The Questions Every Modern Marketing Plan Should Answer: Question #1
Believe it or not, it’s already time to start planning for 2015. The wishful marketer might think it’s appropriate to use last year’s plan as a template, make a few adjustments, and forge ahead into the New Year. But considering the rapidly changing marketing environment, this could be a costly mistake.
Factors such as the digital-triggered explosion of marketing complexity and the ever-distracted and expectant consumer continue to change the strategic landscape for marketers. It will be key to make sure your 2015 marketing plan includes answers to some key questions. Here’s the first in a series of questions your plan should answer:
QUESTION #1: What are my Client Lifecycle Priorities?
Resist the urge to focus your marketing plan entirely on new customer acquisition. The modern marketing plan should prioritize and support all four components of the client lifecycle:
1. Acquisition — Attracting new customers will likely continue to be a key focus of your plan. However, new mediums and strategies are emerging, and will improve the efficiency and intelligence of your acquisition effort. Consider segmenting and messaging to your database according to “stage-of-readiness” indicators, and integrate a content marketing strategy for acquisition targets.
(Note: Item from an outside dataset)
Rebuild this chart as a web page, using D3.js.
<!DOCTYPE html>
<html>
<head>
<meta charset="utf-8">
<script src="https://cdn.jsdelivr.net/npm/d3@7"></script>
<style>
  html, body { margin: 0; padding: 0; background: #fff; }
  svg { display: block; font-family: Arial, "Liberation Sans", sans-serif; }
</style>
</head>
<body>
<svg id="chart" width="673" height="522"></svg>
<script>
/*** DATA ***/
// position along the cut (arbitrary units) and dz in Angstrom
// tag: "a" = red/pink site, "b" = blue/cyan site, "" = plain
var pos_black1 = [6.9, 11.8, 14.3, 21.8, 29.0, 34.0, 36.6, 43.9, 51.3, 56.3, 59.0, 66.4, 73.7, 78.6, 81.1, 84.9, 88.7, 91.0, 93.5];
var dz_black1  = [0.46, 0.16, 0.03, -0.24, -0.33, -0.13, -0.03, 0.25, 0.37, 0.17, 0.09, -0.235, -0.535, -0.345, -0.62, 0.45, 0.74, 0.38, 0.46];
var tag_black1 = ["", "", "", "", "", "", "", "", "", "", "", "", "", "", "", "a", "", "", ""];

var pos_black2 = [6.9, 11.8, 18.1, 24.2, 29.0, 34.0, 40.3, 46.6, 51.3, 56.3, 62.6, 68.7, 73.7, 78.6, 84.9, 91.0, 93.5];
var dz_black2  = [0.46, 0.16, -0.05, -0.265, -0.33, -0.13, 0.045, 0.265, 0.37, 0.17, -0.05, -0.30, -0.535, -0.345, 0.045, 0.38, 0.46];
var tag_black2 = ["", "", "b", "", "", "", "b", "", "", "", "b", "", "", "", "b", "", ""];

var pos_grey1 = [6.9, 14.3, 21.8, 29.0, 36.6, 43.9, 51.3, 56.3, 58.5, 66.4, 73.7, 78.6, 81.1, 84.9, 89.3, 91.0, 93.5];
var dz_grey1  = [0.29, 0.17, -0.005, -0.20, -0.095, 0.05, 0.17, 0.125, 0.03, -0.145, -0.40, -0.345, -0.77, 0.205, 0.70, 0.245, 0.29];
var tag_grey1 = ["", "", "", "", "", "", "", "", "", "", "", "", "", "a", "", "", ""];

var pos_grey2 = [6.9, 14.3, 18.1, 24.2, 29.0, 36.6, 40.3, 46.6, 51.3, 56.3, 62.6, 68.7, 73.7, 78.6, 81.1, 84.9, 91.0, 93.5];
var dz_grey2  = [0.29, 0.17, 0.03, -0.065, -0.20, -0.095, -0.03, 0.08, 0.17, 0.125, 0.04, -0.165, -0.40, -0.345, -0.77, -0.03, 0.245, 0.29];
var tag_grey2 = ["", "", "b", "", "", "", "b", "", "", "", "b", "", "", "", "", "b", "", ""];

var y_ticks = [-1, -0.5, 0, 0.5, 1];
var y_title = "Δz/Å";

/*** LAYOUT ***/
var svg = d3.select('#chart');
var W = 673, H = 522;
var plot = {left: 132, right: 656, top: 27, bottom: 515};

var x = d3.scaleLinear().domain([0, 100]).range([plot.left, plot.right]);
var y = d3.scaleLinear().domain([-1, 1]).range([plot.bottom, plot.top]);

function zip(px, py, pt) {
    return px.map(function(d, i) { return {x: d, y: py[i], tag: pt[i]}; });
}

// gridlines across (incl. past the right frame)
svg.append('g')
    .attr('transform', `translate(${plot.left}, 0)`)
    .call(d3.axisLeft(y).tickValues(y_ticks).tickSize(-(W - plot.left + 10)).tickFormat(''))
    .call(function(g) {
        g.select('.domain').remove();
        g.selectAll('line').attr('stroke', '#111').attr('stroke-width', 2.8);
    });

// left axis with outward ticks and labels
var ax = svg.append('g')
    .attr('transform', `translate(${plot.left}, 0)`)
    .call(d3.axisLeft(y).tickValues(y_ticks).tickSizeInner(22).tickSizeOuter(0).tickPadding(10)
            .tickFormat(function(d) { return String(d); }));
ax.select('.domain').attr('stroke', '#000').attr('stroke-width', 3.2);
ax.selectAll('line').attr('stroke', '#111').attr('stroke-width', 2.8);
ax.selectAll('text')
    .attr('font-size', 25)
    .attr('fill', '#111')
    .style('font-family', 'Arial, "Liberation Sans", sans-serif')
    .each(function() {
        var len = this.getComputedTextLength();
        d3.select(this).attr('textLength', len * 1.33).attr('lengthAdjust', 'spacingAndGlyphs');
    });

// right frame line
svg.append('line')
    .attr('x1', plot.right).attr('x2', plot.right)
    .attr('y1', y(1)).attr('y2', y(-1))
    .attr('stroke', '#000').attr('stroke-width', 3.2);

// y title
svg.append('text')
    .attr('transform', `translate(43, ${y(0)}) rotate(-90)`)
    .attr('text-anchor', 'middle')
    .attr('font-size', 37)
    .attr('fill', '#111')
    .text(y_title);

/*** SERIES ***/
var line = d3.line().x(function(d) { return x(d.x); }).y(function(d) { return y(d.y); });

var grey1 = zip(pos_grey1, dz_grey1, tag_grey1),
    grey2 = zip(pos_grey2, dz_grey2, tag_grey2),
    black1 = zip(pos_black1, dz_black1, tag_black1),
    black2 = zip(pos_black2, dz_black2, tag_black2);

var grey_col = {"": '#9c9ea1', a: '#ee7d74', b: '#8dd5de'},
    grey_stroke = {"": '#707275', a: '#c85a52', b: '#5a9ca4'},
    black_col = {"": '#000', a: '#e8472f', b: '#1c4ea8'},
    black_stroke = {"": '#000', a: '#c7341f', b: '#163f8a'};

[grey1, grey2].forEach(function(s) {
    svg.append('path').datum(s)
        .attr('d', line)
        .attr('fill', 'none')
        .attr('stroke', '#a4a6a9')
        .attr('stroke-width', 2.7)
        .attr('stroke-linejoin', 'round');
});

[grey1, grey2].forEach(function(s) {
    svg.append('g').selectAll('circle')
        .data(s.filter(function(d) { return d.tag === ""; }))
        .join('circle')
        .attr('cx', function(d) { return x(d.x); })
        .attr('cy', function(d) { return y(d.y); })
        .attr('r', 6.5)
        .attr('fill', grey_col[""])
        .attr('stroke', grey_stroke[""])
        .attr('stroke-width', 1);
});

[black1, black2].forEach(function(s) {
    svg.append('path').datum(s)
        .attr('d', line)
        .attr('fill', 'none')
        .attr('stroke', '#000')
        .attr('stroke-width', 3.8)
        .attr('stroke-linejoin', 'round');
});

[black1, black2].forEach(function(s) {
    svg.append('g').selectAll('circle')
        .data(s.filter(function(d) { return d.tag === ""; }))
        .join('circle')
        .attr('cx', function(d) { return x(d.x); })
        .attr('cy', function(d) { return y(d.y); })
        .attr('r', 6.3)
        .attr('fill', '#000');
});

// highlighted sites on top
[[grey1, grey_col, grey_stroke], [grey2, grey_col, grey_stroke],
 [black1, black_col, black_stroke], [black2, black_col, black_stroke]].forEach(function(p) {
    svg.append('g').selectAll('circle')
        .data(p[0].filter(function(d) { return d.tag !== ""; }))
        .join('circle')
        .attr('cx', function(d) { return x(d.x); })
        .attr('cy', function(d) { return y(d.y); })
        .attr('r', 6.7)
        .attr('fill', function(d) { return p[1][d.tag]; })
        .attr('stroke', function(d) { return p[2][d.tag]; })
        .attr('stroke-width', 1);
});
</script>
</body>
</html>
2. Onboarding — Your plan should take a hard look at how well customers are activated, once acquired. Too many companies do a poor job of making customers feel good about their purchase decision, and miss an opportunity to generate customer satisfaction and corresponding evangelism.
3. Engagement — What will you do in 2015 to deepen your customer relationships?Modern consumers are content hungry. They seek to validate their decision to consume your brand through interacting with credible, useful and entertaining information from and about your products and services.
4. Retention — How will you strengthen your brand position and reinforce your value proposition among your current customer base? Plan to position against competitive offerings and communicate with existing customers, assuring themof the value of your offering.
By aligning your marketing messages with the various phases of the buying journey, you improve the ability for each message to resonate in a way that increases demand and consumption.
I really like the way it was stated in a recent Forrester Research article titled Create a Connected Communications Plan for the Post-Digital Era:
“In an effort to address message fragmentation, marketers are tempted to swing to uniformity of all messaging and creative across channels. But this matching set of marketing luggage is so 10 years ago; it’s overly simplistic and untenable in a world of user-generated content. In this post-digital age, where, when and how a customer receives a message affects relevance.”
When you allocate and prioritize marketing resources according to deficiencies in your client lifecycle, you begin to maximize the efficiency of each marketing dollar. Organizing your marketing plan around these objectives will be a great first step toward overall plan modernization.